> Given exercise: Give again, word for word, the lines below that run from the line with "Output the web" through the line with "const chartTitle = 'IMCE TOTAL';". Drop the pictures.

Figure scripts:

----------------------------------------

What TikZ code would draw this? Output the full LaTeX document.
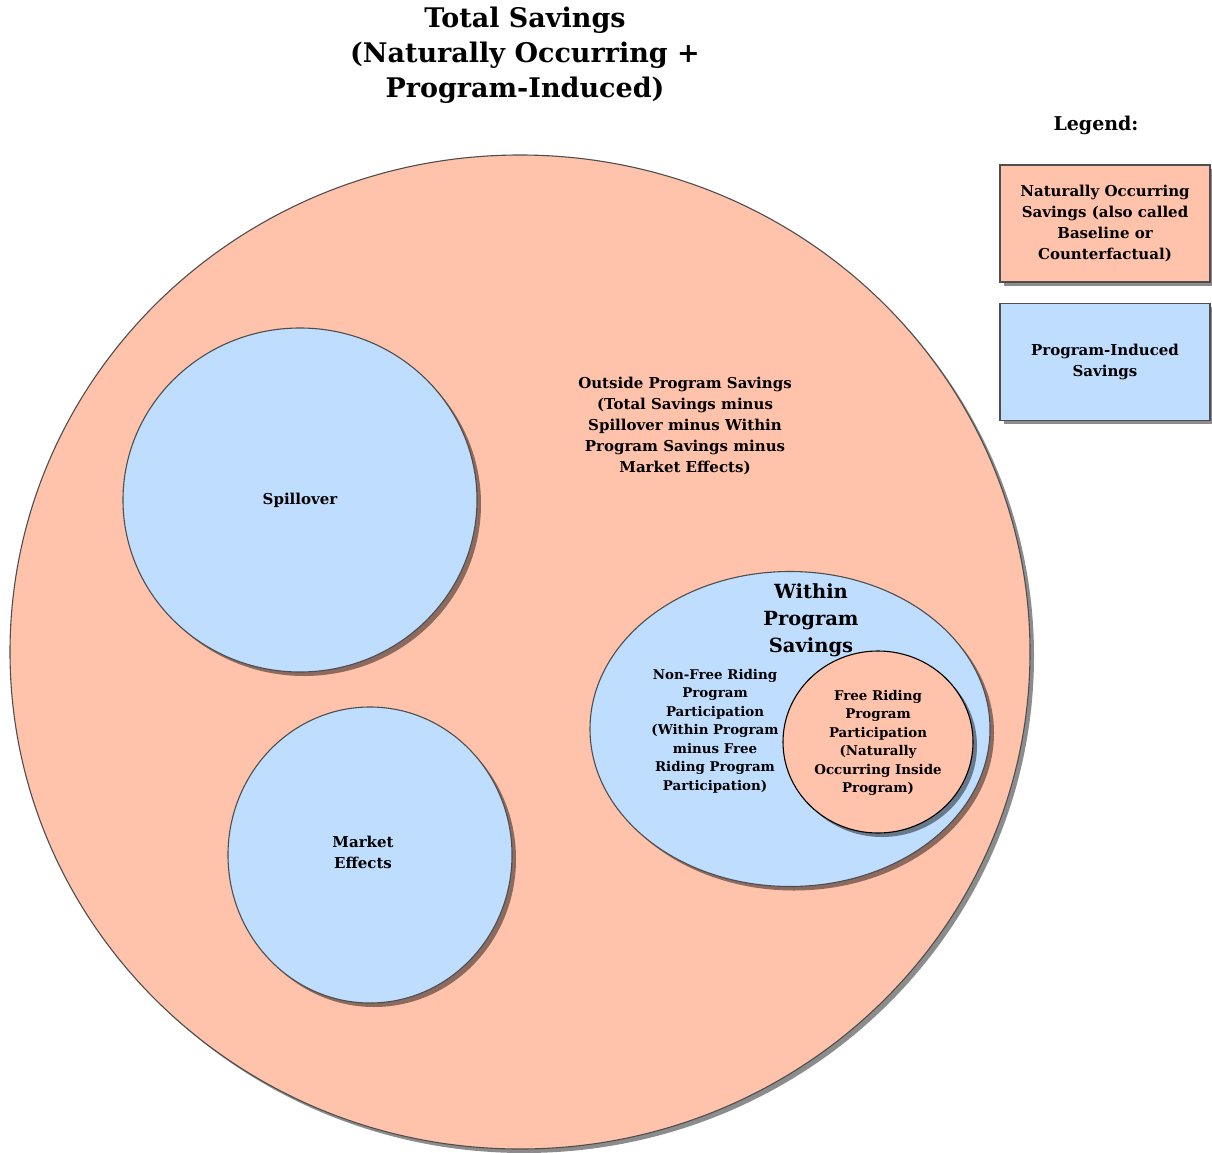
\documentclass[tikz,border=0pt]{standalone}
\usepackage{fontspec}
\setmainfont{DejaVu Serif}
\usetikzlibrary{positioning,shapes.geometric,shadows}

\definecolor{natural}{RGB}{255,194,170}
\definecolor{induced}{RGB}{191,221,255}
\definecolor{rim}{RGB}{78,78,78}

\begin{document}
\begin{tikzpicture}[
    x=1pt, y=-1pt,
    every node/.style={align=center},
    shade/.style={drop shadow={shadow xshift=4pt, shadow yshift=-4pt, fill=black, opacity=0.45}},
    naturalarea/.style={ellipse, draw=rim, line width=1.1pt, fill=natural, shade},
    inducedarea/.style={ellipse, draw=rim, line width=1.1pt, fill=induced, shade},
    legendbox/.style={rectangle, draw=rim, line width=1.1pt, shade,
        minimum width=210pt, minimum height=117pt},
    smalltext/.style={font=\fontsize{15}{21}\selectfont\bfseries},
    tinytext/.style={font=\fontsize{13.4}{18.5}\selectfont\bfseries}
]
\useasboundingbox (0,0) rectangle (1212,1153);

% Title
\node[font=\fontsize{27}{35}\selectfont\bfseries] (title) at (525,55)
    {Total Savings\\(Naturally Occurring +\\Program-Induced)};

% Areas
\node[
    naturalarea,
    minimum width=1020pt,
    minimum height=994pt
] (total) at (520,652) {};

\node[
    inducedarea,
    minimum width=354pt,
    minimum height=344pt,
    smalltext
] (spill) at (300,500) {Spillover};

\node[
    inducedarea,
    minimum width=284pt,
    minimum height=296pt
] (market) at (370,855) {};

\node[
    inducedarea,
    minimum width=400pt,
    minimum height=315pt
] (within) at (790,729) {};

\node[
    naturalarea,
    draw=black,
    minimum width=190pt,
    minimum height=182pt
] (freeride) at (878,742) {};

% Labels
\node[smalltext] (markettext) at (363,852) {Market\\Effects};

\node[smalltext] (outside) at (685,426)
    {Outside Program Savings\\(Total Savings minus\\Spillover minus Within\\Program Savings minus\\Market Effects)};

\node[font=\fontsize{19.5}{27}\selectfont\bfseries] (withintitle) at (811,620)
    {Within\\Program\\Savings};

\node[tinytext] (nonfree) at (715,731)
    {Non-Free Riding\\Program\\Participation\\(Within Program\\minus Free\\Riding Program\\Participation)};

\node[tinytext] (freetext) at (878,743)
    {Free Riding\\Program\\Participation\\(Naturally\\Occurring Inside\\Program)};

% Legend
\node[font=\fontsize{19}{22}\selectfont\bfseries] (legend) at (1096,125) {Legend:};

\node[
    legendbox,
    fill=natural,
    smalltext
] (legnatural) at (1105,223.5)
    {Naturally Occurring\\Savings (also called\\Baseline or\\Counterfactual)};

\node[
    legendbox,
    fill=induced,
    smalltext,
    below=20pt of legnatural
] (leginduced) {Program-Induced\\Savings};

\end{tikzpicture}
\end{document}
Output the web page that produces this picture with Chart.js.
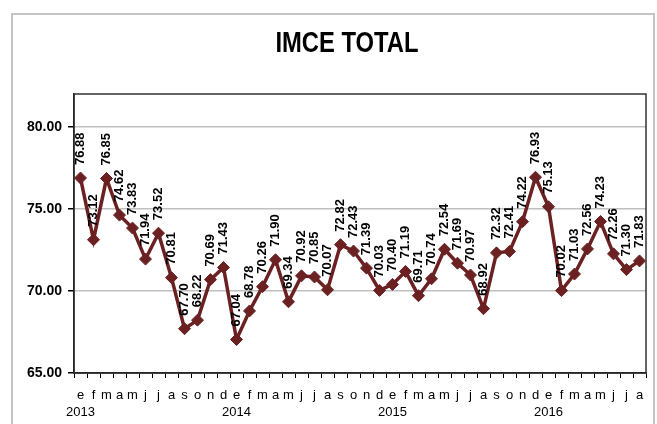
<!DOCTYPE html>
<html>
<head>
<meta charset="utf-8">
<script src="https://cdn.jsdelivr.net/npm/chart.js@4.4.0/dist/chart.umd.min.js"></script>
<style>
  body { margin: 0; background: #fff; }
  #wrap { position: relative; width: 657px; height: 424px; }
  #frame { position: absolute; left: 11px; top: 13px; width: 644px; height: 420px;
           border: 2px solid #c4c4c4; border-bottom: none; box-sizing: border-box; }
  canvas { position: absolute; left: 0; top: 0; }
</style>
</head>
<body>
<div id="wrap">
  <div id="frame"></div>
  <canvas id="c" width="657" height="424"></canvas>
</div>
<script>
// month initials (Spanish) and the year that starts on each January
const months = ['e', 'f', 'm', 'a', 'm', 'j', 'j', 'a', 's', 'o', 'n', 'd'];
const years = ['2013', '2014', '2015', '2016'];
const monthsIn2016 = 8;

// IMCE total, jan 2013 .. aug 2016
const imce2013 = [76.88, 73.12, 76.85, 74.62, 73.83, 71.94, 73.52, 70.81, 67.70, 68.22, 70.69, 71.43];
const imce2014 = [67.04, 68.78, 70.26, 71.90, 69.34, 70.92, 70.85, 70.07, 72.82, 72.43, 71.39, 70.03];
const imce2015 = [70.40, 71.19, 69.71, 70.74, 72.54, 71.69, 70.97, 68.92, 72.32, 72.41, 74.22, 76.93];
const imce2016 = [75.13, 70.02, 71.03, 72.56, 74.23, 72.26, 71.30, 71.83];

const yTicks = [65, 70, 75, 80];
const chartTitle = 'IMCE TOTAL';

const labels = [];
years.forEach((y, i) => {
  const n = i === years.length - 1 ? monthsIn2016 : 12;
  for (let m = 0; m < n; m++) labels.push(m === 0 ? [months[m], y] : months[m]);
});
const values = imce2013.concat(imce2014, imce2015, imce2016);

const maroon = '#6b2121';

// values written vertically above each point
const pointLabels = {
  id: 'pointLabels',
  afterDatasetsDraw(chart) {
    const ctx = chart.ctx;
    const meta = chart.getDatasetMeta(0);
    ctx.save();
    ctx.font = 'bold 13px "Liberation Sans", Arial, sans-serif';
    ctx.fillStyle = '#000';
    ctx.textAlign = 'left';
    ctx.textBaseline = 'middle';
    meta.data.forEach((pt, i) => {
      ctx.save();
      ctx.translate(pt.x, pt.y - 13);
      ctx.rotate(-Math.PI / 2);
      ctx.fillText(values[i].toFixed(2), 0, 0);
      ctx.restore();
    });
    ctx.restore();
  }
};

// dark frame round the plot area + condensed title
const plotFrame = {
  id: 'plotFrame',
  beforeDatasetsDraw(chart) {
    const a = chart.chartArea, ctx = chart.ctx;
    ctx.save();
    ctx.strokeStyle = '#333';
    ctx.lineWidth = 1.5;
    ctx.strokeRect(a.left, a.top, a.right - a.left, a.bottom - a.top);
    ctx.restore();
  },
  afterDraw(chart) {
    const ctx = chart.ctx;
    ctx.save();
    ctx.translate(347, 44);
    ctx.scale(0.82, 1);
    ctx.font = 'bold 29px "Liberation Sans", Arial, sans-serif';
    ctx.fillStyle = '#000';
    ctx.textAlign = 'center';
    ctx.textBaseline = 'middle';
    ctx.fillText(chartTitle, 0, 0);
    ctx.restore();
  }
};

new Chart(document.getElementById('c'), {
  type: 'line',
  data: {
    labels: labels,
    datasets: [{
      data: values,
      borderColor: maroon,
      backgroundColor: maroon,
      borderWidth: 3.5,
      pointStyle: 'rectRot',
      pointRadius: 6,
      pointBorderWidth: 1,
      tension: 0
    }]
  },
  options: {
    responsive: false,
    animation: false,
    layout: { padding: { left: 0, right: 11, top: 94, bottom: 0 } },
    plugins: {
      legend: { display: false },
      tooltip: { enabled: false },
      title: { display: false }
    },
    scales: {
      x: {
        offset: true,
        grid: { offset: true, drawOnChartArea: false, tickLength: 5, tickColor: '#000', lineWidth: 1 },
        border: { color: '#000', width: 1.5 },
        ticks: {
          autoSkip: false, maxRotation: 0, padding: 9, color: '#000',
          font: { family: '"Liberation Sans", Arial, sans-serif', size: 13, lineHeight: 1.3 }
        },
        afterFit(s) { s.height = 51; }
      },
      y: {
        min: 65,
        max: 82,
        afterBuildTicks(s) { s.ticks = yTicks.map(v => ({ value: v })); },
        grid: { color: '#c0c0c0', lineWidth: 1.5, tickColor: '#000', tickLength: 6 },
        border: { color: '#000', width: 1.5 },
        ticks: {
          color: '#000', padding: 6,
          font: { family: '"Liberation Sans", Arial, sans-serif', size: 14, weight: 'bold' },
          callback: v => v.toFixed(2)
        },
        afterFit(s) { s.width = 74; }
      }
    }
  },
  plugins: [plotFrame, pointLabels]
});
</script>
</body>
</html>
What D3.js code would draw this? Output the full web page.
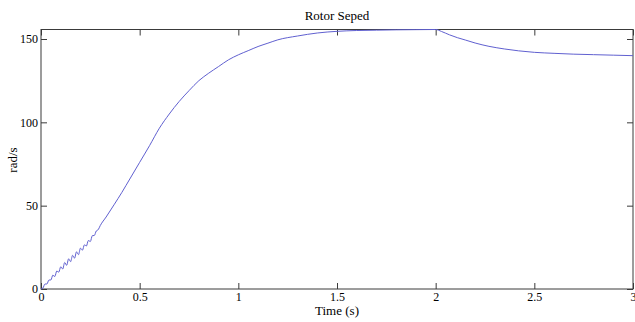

----------------------------------------

> Result:
Output the web page that produces this picture with Chart.js.
<!DOCTYPE html>
<html>
<head>
<meta charset="utf-8">
<script src="https://cdn.jsdelivr.net/npm/chart.js@4.4.0/dist/chart.umd.min.js"></script>
<style>
  body { margin: 0; background: #fff; }
  #wrap { position: relative; width: 657px; height: 424px; }
  #frame { position: absolute; left: 11px; top: 13px; width: 644px; height: 420px;
           border: 2px solid #c4c4c4; border-bottom: none; box-sizing: border-box; }
  canvas { position: absolute; left: 0; top: 0; }
</style>
</head>
<body>
<div id="wrap">
  <div id="frame"></div>
  <canvas id="c" width="657" height="424"></canvas>
</div>
<script>
// month initials (Spanish) and the year that starts on each January
const months = ['e', 'f', 'm', 'a', 'm', 'j', 'j', 'a', 's', 'o', 'n', 'd'];
const years = ['2013', '2014', '2015', '2016'];
const monthsIn2016 = 8;

// IMCE total, jan 2013 .. aug 2016
const imce2013 = [76.88, 73.12, 76.85, 74.62, 73.83, 71.94, 73.52, 70.81, 67.70, 68.22, 70.69, 71.43];
const imce2014 = [67.04, 68.78, 70.26, 71.90, 69.34, 70.92, 70.85, 70.07, 72.82, 72.43, 71.39, 70.03];
const imce2015 = [70.40, 71.19, 69.71, 70.74, 72.54, 71.69, 70.97, 68.92, 72.32, 72.41, 74.22, 76.93];
const imce2016 = [75.13, 70.02, 71.03, 72.56, 74.23, 72.26, 71.30, 71.83];

const yTicks = [65, 70, 75, 80];
const chartTitle = 'IMCE TOTAL';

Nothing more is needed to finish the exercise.